What’s Transferable vs. What’s Unique
Transferable to Any Team
| Practice | Difficulty |
|---|---|
| Parallel worktrees | Low—just start using them |
| Plan mode first | Low—behavioral change |
| CLAUDE.md evolution | Low—start adding corrections |
| Reusable skills | Medium—requires initial investment |
| Subagents | Medium—requires understanding |
Requires Infrastructure
| Practice | Requirement |
|---|---|
| Slack integration | MCP setup, Slack access |
| BigQuery in session | CLI tools, permissions |
| Voice dictation | macOS/accessibility setup |
Requires Expertise
| Practice | Why |
|---|---|
| ”Reimplement elegantly” | You need to recognize elegance |
| Staff engineer review simulation | You need to know what a staff engineer catches |
| Detailed specifications | You need domain expertise to specify correctly |
The Tacit Angle
Several of these practices relate directly to session memory:
| Tip | Memory Challenge | How Tacit Helps |
|---|---|---|
| CLAUDE.md evolution | Knowledge lives in file, not sessions | Session history shows why rules were added |
| Parallel worktrees | Context scattered across sessions | Unified search across all sessions |
| Plan mode | Plans exist in session, then vanish | Plans persist, become searchable |
| Subagents | Subagent context is lost | Subagent sessions captured too |
The 259 PR workflow generates massive session history.

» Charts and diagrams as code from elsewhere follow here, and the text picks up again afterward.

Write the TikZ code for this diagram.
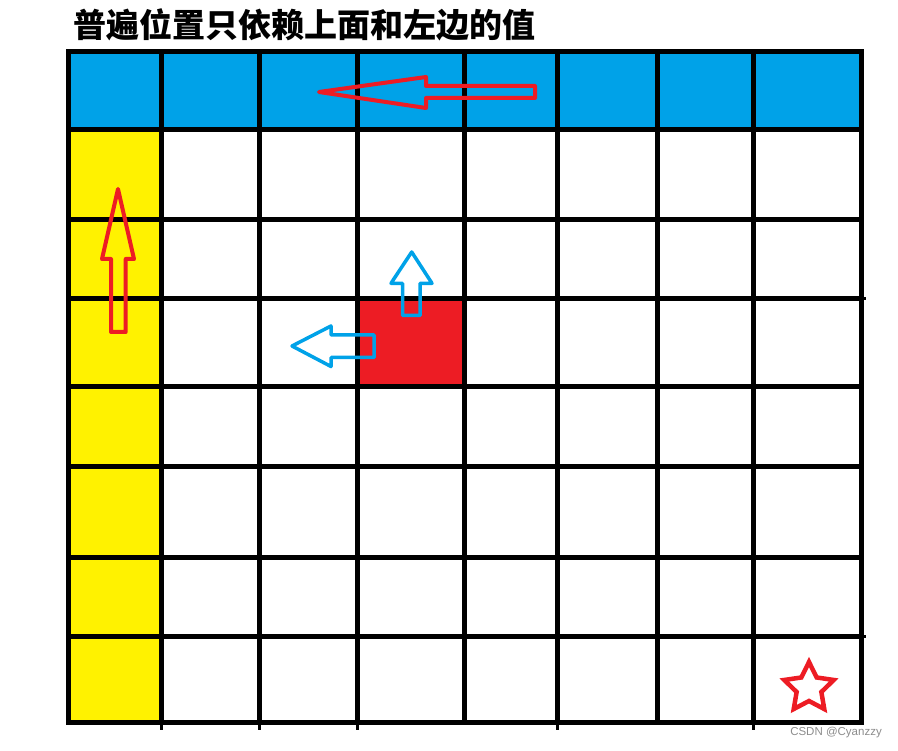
\documentclass[tikz,border=0pt]{standalone}
\usepackage{fontspec}
\setsansfont{Liberation Sans}
\newfontfamily\cjk{Noto Sans CJK SC}
\usepackage{tikz}

\definecolor{paintblue}{HTML}{00A2E8}
\definecolor{paintred}{HTML}{ED1C24}
\definecolor{paintyellow}{HTML}{FFF200}

\begin{document}
\begin{tikzpicture}[x=1pt, y=-1pt,
    gridline/.style={line width=5pt, line cap=rect},
    tickline/.style={line width=3pt},
    redarrow/.style={draw=paintred, line width=4pt, line join=round},
    bluearrow/.style={draw=paintblue, line width=3.5pt, line join=round}]
    \useasboundingbox (0,0) rectangle (898,751);

    % Title
    \node (title) at (73,25) [anchor=west, inner sep=0pt, font=\cjk\bfseries\fontsize{33}{33}\selectfont] {普遍位置只依赖上面和左边的值};

    % Filled cells
    \fill[paintblue] (68,52) rectangle (861,130);
    \fill[paintyellow] (68,130) rectangle (161,722);
    \fill[paintred] (357,299) rectangle (464,387);

    % Grid
    \foreach \x in {68,161,259,357,464,557,657,753,861}
        \draw[gridline] (\x,52) -- (\x,722);
    \foreach \y in {52,130,220,299,387,467,557,636,722}
        \draw[gridline] (68,\y) -- (861,\y);
    \foreach \x in {161,259,357,557,753}
        \draw[tickline] (\x,722) -- (\x,730);
    \foreach \y in {299,636}
        \draw[tickline] (861,\y) -- (866,\y);

    % Dependency arrows
    \draw[redarrow] (319,92) -- (426,77) -- (426,86) -- (535,86) -- (535,98) -- (426,98) -- (426,108) -- cycle;
    \draw[redarrow] (118,189) -- (134,259) -- (125.7,259) -- (125.7,332) -- (111,332) -- (111,259) -- (102,259) -- cycle;
    \draw[bluearrow] (411.7,252) -- (432,283.3) -- (420,283.3) -- (420,315.5) -- (402.5,315.5) -- (402.5,283.3) -- (391,283.3) -- cycle;
    \draw[bluearrow] (292,346) -- (331,326) -- (331,335) -- (374,335) -- (374,357.5) -- (331,357.5) -- (331,366.5) -- cycle;

    % Target cell
    \draw[redarrow, line width=4.5pt, line join=miter, shift={(809,688)}] (-90:26) \foreach \a/\r in {-54/13,-18/26,18/13,54/26,90/13,126/26,162/13,198/26,234/13} { -- (\a:\r) } -- cycle;

    \node (mark) at (882,733) [anchor=east, inner sep=0pt, text=black!45, font=\sffamily\fontsize{11.5}{11.5}\selectfont] {CSDN @Cyanzzy};
\end{tikzpicture}
\end{document}
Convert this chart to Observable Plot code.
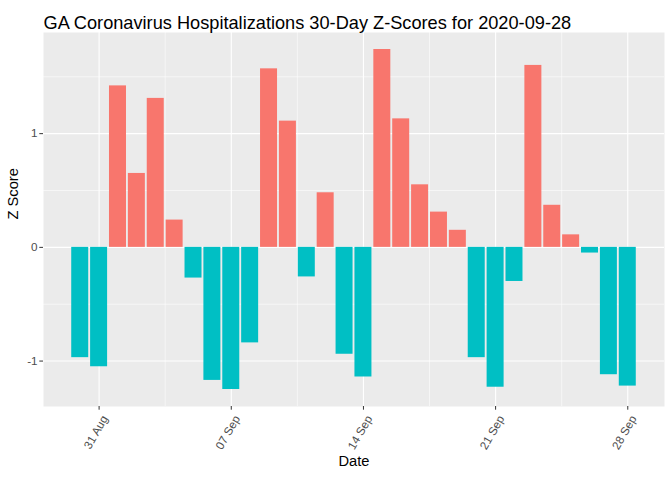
<!DOCTYPE html>
<html>
<head>
<meta charset="utf-8">
<script src="https://cdn.jsdelivr.net/npm/d3@7"></script>
<script src="https://cdn.jsdelivr.net/npm/@observablehq/plot@0.6"></script>
<style>
  html, body { margin: 0; padding: 0; background: #fff; }
  #chart svg { display: block; }
</style>
</head>
<body>
<div id="chart"></div>
<script>
const dates = [
  "2020-08-30","2020-08-31","2020-09-01","2020-09-02","2020-09-03","2020-09-04",
  "2020-09-05","2020-09-06","2020-09-07","2020-09-08","2020-09-09","2020-09-10",
  "2020-09-11","2020-09-12","2020-09-13","2020-09-14","2020-09-15","2020-09-16",
  "2020-09-17","2020-09-18","2020-09-19","2020-09-20","2020-09-21","2020-09-22",
  "2020-09-23","2020-09-24","2020-09-25","2020-09-26","2020-09-27","2020-09-28"
];
const zScores = [
  -0.97, -1.05, 1.42, 0.65, 1.31, 0.24,
  -0.27, -1.17, -1.25, -0.84, 1.57, 1.11,
  -0.26, 0.48, -0.94, -1.14, 1.74, 1.13,
  0.55, 0.31, 0.15, -0.97, -1.23, -0.30,
  1.60, 0.37, 0.11, -0.05, -1.12, -1.22
];
const xTickDates = ["2020-08-31","2020-09-07","2020-09-14","2020-09-21","2020-09-28"];
const yMajor = [-1, 0, 1];
const yMinor = [-0.5, 0.5, 1.5];
const titleText = "GA Coronavirus Hospitalizations 30-Day Z-Scores for 2020-09-28";
const xLabel = "Date";
const yLabel = "Z Score";

const DAY = 864e5;
const parse = s => new Date(s + "T00:00:00Z");
const data = dates.map((d, i) => ({date: parse(d), z: zScores[i], pos: zScores[i] > 0}));
const xTicks = xTickDates.map(parse);
const xMinor = xTicks.slice(0, -1).map(d => new Date(+d + 3.5 * DAY));

// ggplot-style expansion
const xMin = +data[0].date - 0.45 * DAY, xMax = +data[data.length - 1].date + 0.45 * DAY;
const xPad = (xMax - xMin) * 0.05;
const yMin = d3.min(zScores), yMax = d3.max(zScores);
const yPad = (yMax - yMin) * 0.05;

const font = "'Liberation Sans', Arial, sans-serif";

const chart = Plot.plot({
  width: 672,
  height: 480,
  marginLeft: 43,
  marginRight: 8,
  marginTop: 32,
  marginBottom: 74,
  style: {fontFamily: font, background: "#fff"},
  x: {type: "utc", domain: [new Date(xMin - xPad), new Date(xMax + xPad)]},
  y: {domain: [yMin - yPad, yMax + yPad]},
  color: {domain: [true, false], range: ["#F8766D", "#00BFC4"]},
  marks: [
    Plot.frame({fill: "#EBEBEB", stroke: null}),
    Plot.ruleY(yMinor, {stroke: "#fff", strokeWidth: 0.55}),
    Plot.ruleX(xMinor, {stroke: "#fff", strokeWidth: 0.55}),
    Plot.ruleY(yMajor, {stroke: "#fff", strokeWidth: 1.1}),
    Plot.ruleX(xTicks, {stroke: "#fff", strokeWidth: 1.1}),
    Plot.rect(data, {
      x1: d => new Date(+d.date - 0.45 * DAY),
      x2: d => new Date(+d.date + 0.45 * DAY),
      y1: 0,
      y2: "z",
      fill: "pos"
    }),
    Plot.axisY({
      ticks: yMajor, tickFormat: d => d < 0 ? "-" + Math.abs(d) : String(d),
      tickSize: 3.7, tickPadding: 2.2, label: null,
      fontSize: 11.7, color: "#4D4D4D", stroke: "#333333"
    }),
    Plot.axisX({
      ticks: xTicks, tickFormat: () => "",
      tickSize: 3.7, label: null, stroke: "#333333"
    }),
    Plot.axisX({
      ticks: xTicks, tickFormat: d3.utcFormat("%d %b"),
      tickSize: 0, tickPadding: 6, tickRotate: -60, label: null,
      dx: 6, dy: 4,
      fontSize: 11.7, color: "#4D4D4D"
    }),
    Plot.text([yLabel], {frameAnchor: "left", rotate: -90, dx: -30, fontSize: 14.7, fill: "#000"}),
    Plot.text([xLabel], {frameAnchor: "bottom", dy: 59, fontSize: 14.7, fill: "#000"}),
    Plot.text([titleText], {frameAnchor: "top-left", textAnchor: "start", dy: -16, fontSize: 18.2, fill: "#000"})
  ]
});
document.getElementById("chart").appendChild(chart);
</script>
</body>
</html>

Without persistence, the why behind those PRs disappears. The code ships; the reasoning evaporates.
Recommendations
Start Here (Any Team)
- Use parallel worktrees — One session per worktree, 3-5 active
- Start CLAUDE.md — Begin with errors you’ve seen, evolve it
- Plan before implementing — Especially for multi-file changes
- Create one reusable skill — Start with your most common task
Level Up (Intermediate)
- Subagents for focused tasks — Keep main context clean
- Voice dictation for prompts — Faster for long instructions
- tmux for session management — Persistent, organized
Advanced (Infrastructure Required)
- Slack/external integrations — Bring bug reports to Claude
- CLI tools in session — BigQuery, analytics, whatever you use
- Staff engineer simulation — One Claude plans, another reviews
Confidence Assessment
| Claim | Confidence |
|---|---|
| These practices work for the Claude Code team | High — first-party source |
| 259 PRs in 30 days is real | High — public claim, reputation stake |
| Practices transfer to other teams | Medium — depends on expertise level |
| Parallel worktrees are universally beneficial | High — low cost, clear benefit |
| CLAUDE.md evolution reduces errors | High — mechanism is obvious |
Sources & Provenance
Verifiable sources. Dates matter. Credibility assessed.
10 Tips from the Claude Code Team ↗
Boris Cherny · X (Twitter)
"Battle-tested workflows from Claude Code's creator: parallel worktrees, evolving CLAUDE.md files, plan-first approach, reusable skills, subagents, and terminal setup optimizations."